Here the judge should interpret the statute in such a way as to put a stop to the problem that Parliament was addressing. This rule was laid down in Heydon’s Case in the 16th century and provides that judges should consider three factors:
What the law was before the statute was passed
What problem/ mischief the statute was trying to remedy
What remedy parliament was trying to provide.
See Smith v Hughes (1960), Elliot v Grey (1960) and Royal College of Nursing v DHSS (1981).
The mischief rule/mischief approach implies an ability and willingness on the part of the judge to look beyond the words of the statute itself.
The Laws Commission in 1969 suggested that the ‘rules’ be relaxed and that greater focus should be placed on the Mischief Rule approach
The European/Purposive approach
EC law takes precedence over UK domestic law.
If there is a conflict between EC and UK law, then EC law prevails; see Factortame (1990), Tachographs (1979) and
Van Duyn v Home Office 1974.
During his judicial career, Lord Denning was in the forefront of moves to establish a more purposive approach, aiming to produce decisions that put into practice the ‘spirit of the law’ even if that meant paying less that usual regard to the ‘letter of the law’.
Denning stated his view in Factortame (1990):
“We do not sit here to pull the language of Parliament apart to pieces and make nonsense of it ………… We sit here to find out the intention of Parliament and carry it out, and we do this better by filling in the gaps and making sense of the enactment than by opening it up to destructive analysis"
Denning’s view contributed to the growth of a more purposive approach which gained ground in the last 20 years.
Blackstone also believed that the mischief/purposive approaches should prevail as, in his opinion, the ‘fairest and most rational method to interpret the will of the legislator is by exploring his intention at the time the law was made...’
Possibly the way forward is to again draw on the experience of continental law, where the judiciary are given much more freedom to interpret the law and often have training in the Parliamentary field to call upon.
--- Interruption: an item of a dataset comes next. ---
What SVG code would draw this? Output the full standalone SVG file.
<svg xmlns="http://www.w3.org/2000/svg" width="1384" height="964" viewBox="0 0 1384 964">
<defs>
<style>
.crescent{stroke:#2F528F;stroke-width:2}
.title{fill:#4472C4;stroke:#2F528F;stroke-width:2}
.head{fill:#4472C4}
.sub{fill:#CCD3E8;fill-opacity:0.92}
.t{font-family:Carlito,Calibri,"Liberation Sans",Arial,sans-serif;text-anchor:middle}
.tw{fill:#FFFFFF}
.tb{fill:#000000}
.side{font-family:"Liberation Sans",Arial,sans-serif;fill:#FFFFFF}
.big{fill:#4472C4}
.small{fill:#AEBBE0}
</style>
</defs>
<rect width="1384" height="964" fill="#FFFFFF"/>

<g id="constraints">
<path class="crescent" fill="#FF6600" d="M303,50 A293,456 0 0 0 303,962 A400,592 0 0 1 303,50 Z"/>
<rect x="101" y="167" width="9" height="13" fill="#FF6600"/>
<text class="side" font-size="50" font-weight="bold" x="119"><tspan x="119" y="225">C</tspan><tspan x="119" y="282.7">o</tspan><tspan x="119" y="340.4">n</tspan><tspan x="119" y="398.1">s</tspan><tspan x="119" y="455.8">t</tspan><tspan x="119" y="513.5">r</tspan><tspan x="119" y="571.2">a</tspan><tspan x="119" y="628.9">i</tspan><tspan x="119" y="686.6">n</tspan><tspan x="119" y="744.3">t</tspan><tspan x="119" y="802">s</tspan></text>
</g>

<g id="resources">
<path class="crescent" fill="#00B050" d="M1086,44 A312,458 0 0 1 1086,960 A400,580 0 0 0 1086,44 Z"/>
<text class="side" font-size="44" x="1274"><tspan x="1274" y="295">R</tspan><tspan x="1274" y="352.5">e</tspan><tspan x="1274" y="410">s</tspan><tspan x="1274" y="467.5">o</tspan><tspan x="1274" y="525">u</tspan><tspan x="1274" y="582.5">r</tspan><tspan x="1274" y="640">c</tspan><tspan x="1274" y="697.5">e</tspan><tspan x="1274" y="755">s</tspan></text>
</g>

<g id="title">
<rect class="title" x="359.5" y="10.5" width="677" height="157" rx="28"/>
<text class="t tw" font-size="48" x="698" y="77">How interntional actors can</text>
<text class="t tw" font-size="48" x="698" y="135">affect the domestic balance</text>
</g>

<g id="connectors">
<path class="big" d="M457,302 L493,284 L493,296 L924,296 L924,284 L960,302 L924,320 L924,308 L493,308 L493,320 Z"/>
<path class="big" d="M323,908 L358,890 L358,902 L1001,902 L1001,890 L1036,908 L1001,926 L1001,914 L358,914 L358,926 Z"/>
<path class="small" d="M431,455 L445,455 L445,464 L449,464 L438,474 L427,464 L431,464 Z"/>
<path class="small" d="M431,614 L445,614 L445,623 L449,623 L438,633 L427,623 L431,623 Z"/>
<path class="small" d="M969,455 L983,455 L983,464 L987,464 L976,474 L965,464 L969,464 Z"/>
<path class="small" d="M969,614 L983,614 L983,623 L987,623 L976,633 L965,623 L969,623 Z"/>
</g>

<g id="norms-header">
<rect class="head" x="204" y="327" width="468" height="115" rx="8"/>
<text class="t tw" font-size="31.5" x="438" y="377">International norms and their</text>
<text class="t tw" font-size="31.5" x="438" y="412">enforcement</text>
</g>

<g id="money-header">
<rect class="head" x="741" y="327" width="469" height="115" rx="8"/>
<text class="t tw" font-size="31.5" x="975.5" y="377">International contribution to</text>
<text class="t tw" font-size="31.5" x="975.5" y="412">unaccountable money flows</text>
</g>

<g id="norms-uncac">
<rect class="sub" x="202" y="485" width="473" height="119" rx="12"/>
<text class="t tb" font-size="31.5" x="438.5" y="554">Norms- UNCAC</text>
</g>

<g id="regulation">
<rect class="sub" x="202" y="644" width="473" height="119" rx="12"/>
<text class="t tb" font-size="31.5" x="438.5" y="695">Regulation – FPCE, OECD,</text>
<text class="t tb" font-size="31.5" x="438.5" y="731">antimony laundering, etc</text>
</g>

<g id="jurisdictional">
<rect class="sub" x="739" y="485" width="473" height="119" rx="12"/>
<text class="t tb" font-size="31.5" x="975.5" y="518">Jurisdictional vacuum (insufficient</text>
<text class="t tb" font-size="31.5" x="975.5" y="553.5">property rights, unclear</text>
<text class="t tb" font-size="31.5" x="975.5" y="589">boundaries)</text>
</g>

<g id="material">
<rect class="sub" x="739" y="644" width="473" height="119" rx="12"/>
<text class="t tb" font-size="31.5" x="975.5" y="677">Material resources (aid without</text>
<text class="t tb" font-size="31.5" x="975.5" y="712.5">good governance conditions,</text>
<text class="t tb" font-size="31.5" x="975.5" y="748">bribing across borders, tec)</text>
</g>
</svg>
Denning and Lord Simon long campaigned for a more ‘open’ approach and favour the European model of statutory interpretation.
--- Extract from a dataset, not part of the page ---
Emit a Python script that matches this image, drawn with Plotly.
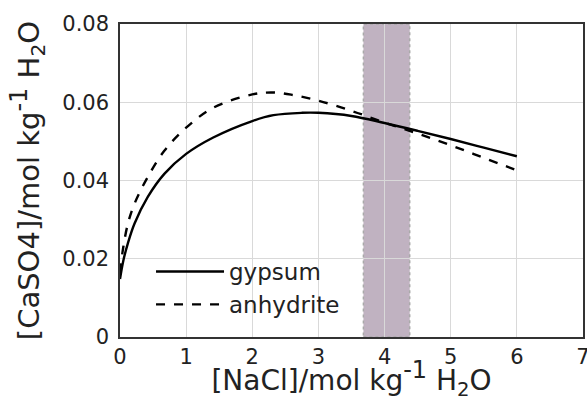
import plotly.graph_objects as go

nacl_gypsum = [0, 0.05, 0.12, 0.22, 0.42, 0.67, 1.0, 1.41, 2.0, 2.32, 2.75, 3.0, 3.5, 4.0, 4.5, 5.0, 5.5, 6.0]
caso4_gypsum = [0.0148, 0.0195, 0.024, 0.029, 0.0358, 0.0417, 0.0468, 0.051, 0.0552, 0.0567, 0.0573, 0.0573, 0.0565, 0.0547, 0.0527, 0.0506, 0.0484, 0.0462]

nacl_anhydrite = [0, 0.05, 0.12, 0.22, 0.42, 0.67, 1.0, 1.41, 2.0, 2.3, 2.6, 3.0, 3.5, 4.0, 4.5, 5.0, 5.5, 6.0]
caso4_anhydrite = [0.0165, 0.023, 0.029, 0.0341, 0.0409, 0.0476, 0.0535, 0.0586, 0.062, 0.0625, 0.0619, 0.0604, 0.0578, 0.0548, 0.052, 0.049, 0.0458, 0.0426]

band_range = [3.68, 4.38]
x_ticks = [0, 1, 2, 3, 4, 5, 6, 7]
y_ticks = [0, 0.02, 0.04, 0.06, 0.08]
y_ticktext = ["0", "0.02", "0.04", "0.06", "0.08"]

FONT = "DejaVu Sans"
TXT = "#222222"

fig = go.Figure()
fig.add_trace(go.Scatter(x=nacl_gypsum, y=caso4_gypsum, mode="lines", name="gypsum",
                         line=dict(color="black", width=2.4, shape="spline", smoothing=1.0)))
fig.add_trace(go.Scatter(x=nacl_anhydrite, y=caso4_anhydrite, mode="lines", name="anhydrite",
                         line=dict(color="black", width=2.4, dash="dash", shape="spline", smoothing=1.0)))

fig.add_shape(type="rect", xref="x", yref="y", x0=band_range[0], x1=band_range[1], y0=0, y1=0.08,
              fillcolor="#c0b2c1", line=dict(color="#a9a9a9", width=1.5, dash="dot"), layer="below")

title_x = "[NaCl]/mol kg<sup><span style='font-size:24px'>-1</span></sup> H<sub>2</sub>O"
title_y = "[CaSO4]/mol kg<sup><span style='font-size:24px'>-1</span></sup> H<sub>2</sub>O"

fig.update_layout(
    width=587, height=401,
    margin=dict(l=120, r=4, t=24, b=64),
    paper_bgcolor="white", plot_bgcolor="white",
    font=dict(family=FONT, color=TXT, size=21),
    showlegend=True,
    legend=dict(x=0.067, y=0.035, xanchor="left", yanchor="bottom", bgcolor="rgba(0,0,0,0)",
                font=dict(size=23, family=FONT, color=TXT), tracegroupgap=0, itemwidth=68),
)
fig.update_xaxes(range=[0, 7], tickvals=x_ticks, showgrid=True, gridcolor="#d9d9d9", gridwidth=1,
                 zeroline=False, showline=True, linecolor="#333333", linewidth=1.5, mirror=True,
                 ticks="", automargin=False, ticklabeloverflow="allow", tickfont=dict(size=21, family=FONT, color=TXT),
                 title=dict(text=title_x, font=dict(size=28, family=FONT, color=TXT), standoff=6))
fig.update_yaxes(range=[0, 0.08], tickvals=y_ticks, ticktext=y_ticktext, showgrid=True, gridcolor="#d9d9d9", gridwidth=1,
                 zeroline=False, showline=True, linecolor="#333333", linewidth=1.5, mirror=True,
                 ticks="", automargin=False, ticklabelstandoff=5, tickfont=dict(size=21, family=FONT, color=TXT),
                 title=dict(text=title_y, font=dict(size=29, family=FONT, color=TXT), standoff=14))

fig.write_html("out.html", config={"displayModeBar": False},
               post_script="document.body.style.margin='0';")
The literacy rule and the golden rule both direct the judge to internal aids,
Acts passed since the beginning of 1999 are provided with explanatory notes, published at the same time as the act
Headings and subheadings used in an act can be a useful intrinsic aid
Since Pepper v Hart 1993 Hansard, which is a daily report of parliamentary debates.
Lord Denning’s argument, advanced in Davis V Johnson (1978), was that to ignore it was to “grope in the dark for the meaning of an act without switching on the light". When such an obvious source of enlightenment was available, it was ridiculous to ignore it – in fact Lord Denning said after the case that he intended to continue to consult Hansard, but simply not say he was doing so!
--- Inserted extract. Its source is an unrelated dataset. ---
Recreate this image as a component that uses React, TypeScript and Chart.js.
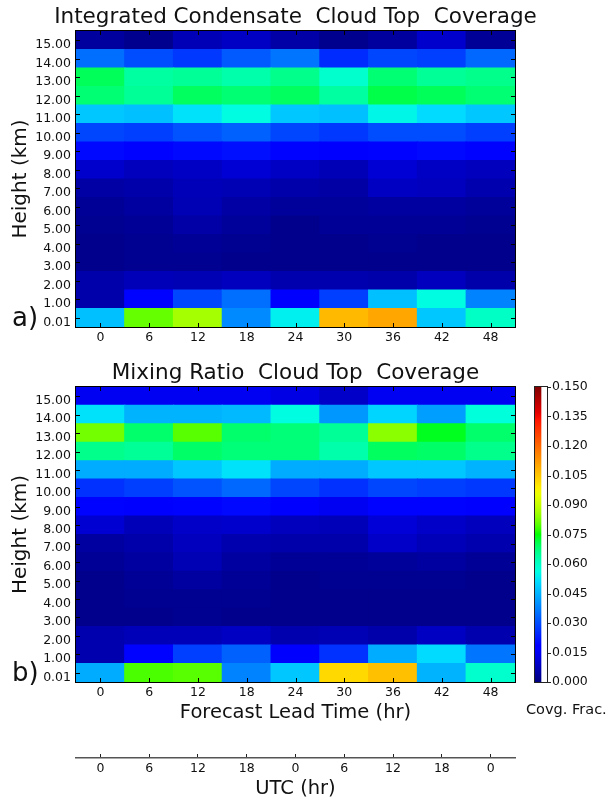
import { useEffect, useRef } from 'react';
import { Chart, registerables } from 'chart.js';

Chart.register(...registerables);

const FONT = "'DejaVu Sans', 'Liberation Sans', sans-serif";
const TEXT = '#111';

// ---------- data ----------
const leadTimes = ['0', '6', '12', '18', '24', '30', '36', '42', '48'];
const utcHours = ['0', '6', '12', '18', '0', '6', '12', '18', '0'];
const heightLabels = ['0.01', '1.00', '2.00', '3.00', '4.00', '5.00', '6.00', '7.00', '8.00', '9.00', '10.00', '11.00', '12.00', '13.00', '14.00', '15.00'];
const colorbarTicks = [0, 0.015, 0.03, 0.045, 0.06, 0.075, 0.09, 0.105, 0.12, 0.135, 0.15];
const colorMin = 0;
const colorMax = 0.15;

// rows from 0.01 km (bottom) to 15.00 km (top), columns = lead times
const condensateCoverage = [
  [0.047, 0.081, 0.0865, 0.039, 0.054, 0.107, 0.110, 0.048, 0.060],
  [0.0055, 0.019, 0.029, 0.035, 0.018, 0.028, 0.047, 0.056, 0.038],
  [0.0055, 0.0074, 0.0068, 0.0081, 0.0062, 0.0062, 0.0055, 0.0081, 0.0055],
  [0.0016, 0.0023, 0.0023, 0.0016, 0.0016, 0.0016, 0.0016, 0.0016, 0.0016],
  [0.0016, 0.0023, 0.0030, 0.0023, 0.0016, 0.0016, 0.0023, 0.0016, 0.0016],
  [0.0023, 0.0030, 0.0050, 0.0036, 0.0017, 0.0030, 0.0030, 0.0030, 0.0023],
  [0.0030, 0.0042, 0.0068, 0.0049, 0.0036, 0.0036, 0.0042, 0.0042, 0.0036],
  [0.0049, 0.0055, 0.0074, 0.0068, 0.0055, 0.0049, 0.0087, 0.0081, 0.0062],
  [0.010, 0.008, 0.009, 0.011, 0.009, 0.007, 0.011, 0.009, 0.008],
  [0.020, 0.019, 0.020, 0.021, 0.019, 0.017, 0.019, 0.020, 0.019],
  [0.029, 0.028, 0.031, 0.033, 0.029, 0.027, 0.030, 0.030, 0.028],
  [0.048, 0.047, 0.052, 0.056, 0.048, 0.047, 0.055, 0.051, 0.048],
  [0.068, 0.065, 0.0695, 0.068, 0.0695, 0.064, 0.071, 0.070, 0.068],
  [0.070, 0.064, 0.065, 0.063, 0.066, 0.059, 0.068, 0.065, 0.066],
  [0.035, 0.030, 0.027, 0.032, 0.036, 0.025, 0.029, 0.028, 0.034],
  [0.004, 0.002, 0.007, 0.009, 0.005, 0.002, 0.004, 0.010, 0.003],
];

const mixingRatioCoverage = [
  [0.044, 0.079, 0.080, 0.038, 0.048, 0.102, 0.106, 0.045, 0.059],
  [0.0062, 0.019, 0.028, 0.033, 0.018, 0.026, 0.044, 0.051, 0.036],
  [0.0062, 0.0074, 0.0074, 0.0087, 0.0062, 0.0068, 0.0055, 0.0087, 0.0062],
  [0.0016, 0.0016, 0.0023, 0.0016, 0.0016, 0.0016, 0.0016, 0.0016, 0.0016],
  [0.0016, 0.0023, 0.0023, 0.0023, 0.0016, 0.0016, 0.0016, 0.0016, 0.0016],
  [0.0016, 0.0030, 0.0042, 0.0030, 0.0016, 0.0023, 0.0023, 0.0023, 0.0016],
  [0.0030, 0.0042, 0.0068, 0.0042, 0.0030, 0.0030, 0.0036, 0.0042, 0.0030],
  [0.0042, 0.0055, 0.0081, 0.0062, 0.0055, 0.0055, 0.0094, 0.0074, 0.0062],
  [0.0107, 0.0074, 0.0094, 0.010, 0.008, 0.0074, 0.0113, 0.0094, 0.008],
  [0.019, 0.018, 0.019, 0.020, 0.018, 0.015, 0.019, 0.019, 0.018],
  [0.026, 0.028, 0.031, 0.034, 0.029, 0.026, 0.029, 0.028, 0.027],
  [0.044, 0.044, 0.048, 0.052, 0.044, 0.044, 0.048, 0.048, 0.045],
  [0.066, 0.065, 0.069, 0.0675, 0.0675, 0.063, 0.0695, 0.069, 0.066],
  [0.082, 0.0686, 0.080, 0.0686, 0.0675, 0.065, 0.084, 0.0735, 0.0686],
  [0.052, 0.045, 0.045, 0.046, 0.056, 0.041, 0.050, 0.042, 0.057],
  [0.015, 0.015, 0.015, 0.015, 0.013, 0.0094, 0.015, 0.015, 0.015],
];

// ---------- jet colormap (rendered fully saturated, as in the reference print) ----------
const jetR = [[0, 0], [0.35, 0], [0.66, 1], [0.89, 1], [1, 0.5]];
const jetG = [[0, 0], [0.125, 0], [0.375, 1], [0.64, 1], [0.91, 0], [1, 0]];
const jetB = [[0, 0.5], [0.11, 1], [0.34, 1], [0.65, 0], [1, 0]];

function seg(s: number[][], t: number) {
  for (let i = 1; i < s.length; i++) {
    if (t <= s[i][0]) {
      const [x0, y0] = s[i - 1];
      const [x1, y1] = s[i];
      return y0 + ((t - x0) / (x1 - x0)) * (y1 - y0);
    }
  }
  return s[s.length - 1][1];
}
function jet(t: number) {
  const c = Math.max(0, Math.min(1, t));
  let r = seg(jetR, c);
  let g = seg(jetG, c);
  let b = seg(jetB, c);
  const mx = Math.max(r, g, b);
  const mn = Math.min(r, g, b);
  if (mx - mn > 1e-6) {
    r = ((r - mn) / (mx - mn)) * mx;
    g = ((g - mn) / (mx - mn)) * mx;
    b = ((b - mn) / (mx - mn)) * mx;
  }
  return `rgb(${Math.round(r * 255)},${Math.round(g * 255)},${Math.round(b * 255)})`;
}
function colorFor(v: number) {
  return jet((v - colorMin) / (colorMax - colorMin));
}

// ---------- frame + ticks ----------
const framePlugin = {
  id: 'frame',
  afterDatasetsDraw(chart: any, _args: any, opts: any) {
    if (!opts || !opts.show) return;
    const { ctx, chartArea: a } = chart;
    const len = opts.tickLen ?? 4;
    ctx.save();
    ctx.strokeStyle = opts.color || '#000';
    ctx.lineWidth = 1;
    ctx.beginPath();
    if (opts.xTicks) {
      const xs = chart.scales.x;
      xs.ticks.forEach((_t: any, i: number) => {
        const px = Math.round(xs.getPixelForTick(i)) + 0.5;
        ctx.moveTo(px, a.top);
        ctx.lineTo(px, a.top + len);
        ctx.moveTo(px, a.bottom);
        ctx.lineTo(px, a.bottom - len);
      });
    }
    if (opts.yTicks) {
      const ys = chart.scales.y;
      ys.ticks.forEach((t: any) => {
        const py = Math.round(ys.getPixelForValue(t.value)) + 0.5;
        if (opts.yTicks === 'both') {
          ctx.moveTo(a.left, py);
          ctx.lineTo(a.left + len, py);
          ctx.moveTo(a.right, py);
          ctx.lineTo(a.right - len, py);
        } else if (opts.yTicks === 'rightOut') {
          ctx.moveTo(a.right, py);
          ctx.lineTo(a.right + len, py);
        }
      });
    }
    ctx.stroke();
    ctx.strokeRect(Math.round(a.left) - 0.5, Math.round(a.top) - 0.5, Math.round(a.right - a.left) + 1, Math.round(a.bottom - a.top) + 1);
    ctx.restore();
  },
};

const tickFont = { family: FONT, size: 12.5, weight: 'normal' as const };

function heatmapConfig(values: number[][], title: string, xTitle: string | null): any {
  return {
    type: 'bar',
    data: {
      labels: leadTimes,
      datasets: heightLabels.map((h, r) => ({
        label: h,
        yAxisID: 'y',
        data: leadTimes.map(() => [r, r + 1]),
        backgroundColor: values[r].map(colorFor),
        borderWidth: 0,
        grouped: false,
        barPercentage: 1,
        categoryPercentage: 1,
        inflateAmount: 0.6,
      })),
    },
    options: {
      animation: false,
      responsive: false,
      maintainAspectRatio: false,
      devicePixelRatio: 1,
      events: [],
      layout: { padding: 0 },
      plugins: {
        legend: { display: false },
        tooltip: { enabled: false },
        title: {
          display: true,
          text: title,
          color: TEXT,
          font: { family: FONT, size: 21.5, weight: 'normal', lineHeight: 1.2 },
          padding: { top: 5, bottom: 0.2 },
        },
        frame: { show: true, xTicks: true, yTicks: 'both', tickLen: 4, color: '#000' },
      },
      scales: {
        x: {
          type: 'category',
          offset: true,
          grid: { display: false, drawTicks: false },
          border: { display: false },
          ticks: { font: tickFont, color: TEXT, padding: 3, maxRotation: 0, autoSkip: false },
          title: xTitle
            ? { display: true, text: xTitle, color: TEXT, font: { family: FONT, size: 19.5, weight: 'normal', lineHeight: 1.2 }, padding: { top: 0, bottom: 1 } }
            : { display: false },
          afterFit: (s: any) => { s.height = xTitle ? 44 : 23; },
        },
        y: {
          type: 'linear',
          position: 'left',
          min: 0,
          max: heightLabels.length,
          grid: { display: false, drawTicks: false },
          border: { display: false },
          afterBuildTicks: (s: any) => { s.ticks = heightLabels.map((_h, i) => ({ value: i + 0.5 })); },
          ticks: {
            font: tickFont,
            color: TEXT,
            padding: 5,
            labelOffset: 4.5,
            autoSkip: false,
            callback: (_v: any, i: number) => heightLabels[i],
          },
          title: { display: true, text: 'Height (km)', color: TEXT, font: { family: FONT, size: 20, weight: 'normal', lineHeight: 1.2 }, padding: { top: 9, bottom: 0 } },
          afterFit: (s: any) => { s.width = 76; },
        },
        yRight: {
          type: 'linear',
          position: 'right',
          grid: { display: false, drawTicks: false },
          border: { display: false },
          ticks: { display: false },
          afterFit: (s: any) => { s.width = 76; },
        },
      },
    },
    plugins: [framePlugin],
  };
}

function colorbarConfig(): any {
  return {
    type: 'bar',
    data: {
      labels: ['Covg. Frac.'],
      datasets: [
        {
          data: [[colorMin, colorMax]],
          yAxisID: 'y',
          borderWidth: 0,
          barPercentage: 1,
          categoryPercentage: 1,
          backgroundColor: (ctx: any) => {
            const chart = ctx.chart;
            const ys = chart.scales.y;
            if (!chart.chartArea || !ys) return colorFor(colorMin);
            const g = chart.ctx.createLinearGradient(0, ys.getPixelForValue(colorMin), 0, ys.getPixelForValue(colorMax));
            for (let i = 0; i <= 80; i++) g.addColorStop(i / 80, jet(i / 80));
            return g;
          },
        },
      ],
    },
    options: {
      animation: false,
      responsive: false,
      maintainAspectRatio: false,
      devicePixelRatio: 1,
      events: [],
      layout: { padding: { left: 15, top: 17, right: 0, bottom: 20 } },
      plugins: {
        legend: { display: false },
        tooltip: { enabled: false },
        frame: { show: true, yTicks: 'rightOut', tickLen: 4, color: '#222' },
      },
      scales: {
        x: { display: false, offset: false },
        y: {
          type: 'linear',
          position: 'right',
          min: colorMin,
          max: colorMax,
          grid: { display: false, drawTicks: false },
          border: { display: false },
          afterBuildTicks: (s: any) => { s.ticks = colorbarTicks.map((v) => ({ value: v })); },
          ticks: {
            font: tickFont,
            color: TEXT,
            padding: 5,
            autoSkip: false,
            callback: (_v: any, i: number) => colorbarTicks[i].toFixed(3),
          },
          afterFit: (s: any) => { s.width = 62; },
        },
      },
    },
    plugins: [framePlugin],
  };
}

function utcConfig(): any {
  return {
    type: 'line',
    data: { labels: utcHours, datasets: [] },
    options: {
      animation: false,
      responsive: false,
      maintainAspectRatio: false,
      devicePixelRatio: 1,
      events: [],
      layout: { padding: { top: 16, left: 0, right: 0, bottom: 0 } },
      plugins: { legend: { display: false }, tooltip: { enabled: false } },
      scales: {
        x: {
          type: 'category',
          offset: true,
          grid: { display: true, drawOnChartArea: true, drawTicks: false, offset: false, color: '#222', lineWidth: 1 },
          border: { display: true, color: '#555', width: 1.5 },
          ticks: { font: tickFont, color: TEXT, padding: 3, maxRotation: 0, autoSkip: false },
          title: { display: true, text: 'UTC (hr)', color: TEXT, font: { family: FONT, size: 19.5, weight: 'normal', lineHeight: 1.2 }, padding: { top: 0, bottom: 0 } },
          afterFit: (s: any) => { s.height = 43; },
        },
        y: {
          type: 'linear',
          position: 'left',
          grid: { display: false, drawTicks: false },
          border: { display: false },
          ticks: { display: false },
          afterFit: (s: any) => { s.width = 76; },
        },
        y2: {
          type: 'linear',
          position: 'right',
          grid: { display: false, drawTicks: false },
          border: { display: false },
          ticks: { display: false },
          afterFit: (s: any) => { s.width = 76; },
        },
      },
    },
  };
}

function Canvas({ cref, left, top, width, height }: any) {
  return (
    <div style={{ position: 'absolute', left, top, width, height }}>
      <canvas ref={cref} width={width} height={height} style={{ width, height, display: 'block' }} />
    </div>
  );
}

export default function App() {
  const aRef = useRef<HTMLCanvasElement>(null);
  const bRef = useRef<HTMLCanvasElement>(null);
  const cbRef = useRef<HTMLCanvasElement>(null);
  const utcRef = useRef<HTMLCanvasElement>(null);

  useEffect(() => {
    document.body.style.margin = '0';
    const charts = [
      new Chart(aRef.current as HTMLCanvasElement, heatmapConfig(condensateCoverage, 'Integrated Condensate  Cloud Top  Coverage', null)),
      new Chart(bRef.current as HTMLCanvasElement, heatmapConfig(mixingRatioCoverage, 'Mixing Ratio  Cloud Top  Coverage', 'Forecast Lead Time (hr)')),
      new Chart(cbRef.current as HTMLCanvasElement, colorbarConfig()),
      new Chart(utcRef.current as HTMLCanvasElement, utcConfig()),
    ];
    return () => charts.forEach((c) => c.destroy());
  }, []);

  const panelLabel = { position: 'absolute' as const, left: 12, fontSize: 26, lineHeight: '26px', color: TEXT, fontFamily: FONT };

  return (
    <div style={{ position: 'relative', width: 609, height: 798, overflow: 'hidden', background: '#fff', fontFamily: FONT }}>
      <Canvas cref={aRef} left={0} top={0} width={591} height={350} />
      <Canvas cref={bRef} left={0} top={356} width={591} height={370} />
      <Canvas cref={cbRef} left={520} top={370} width={89} height={332} />
      <Canvas cref={utcRef} left={0} top={738} width={591} height={63} />
      <div style={{ ...panelLabel, top: 304 }}>a)</div>
      <div style={{ ...panelLabel, top: 659 }}>b)</div>
      <div style={{ position: 'absolute', left: 526, top: 701, fontSize: 14.5, lineHeight: '17px', color: TEXT, fontFamily: FONT, whiteSpace: 'nowrap' }}>Covg. Frac.</div>
    </div>
  );
}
Using Hansard can be time consuming, because lawyers may spend too much time and attention to ministerial statements and so on at the expense of considering the language used in the act itself.
Parliamentary intention is difficult if not impossible to pin down.
Parliamentary debates usually reveal the views of only a few Members of Parliament and even then those words may need interpretation too.
Rules of Language:
Rules of language developed by lawyers are really little more than common sense although they are not always precisely applied. Examples include:
Ejusdem generis: general words which follow specific ones are taken to include only things of the same kind. For example ‘dogs, cats and other animals’ the other animals would probably include other domestic animals.
Noscitur a socis: a word draws meaning/ context from the other words around it. For example, if a statute included ‘cats, toys and food’ it would be reasonable to assume that the food is cat food.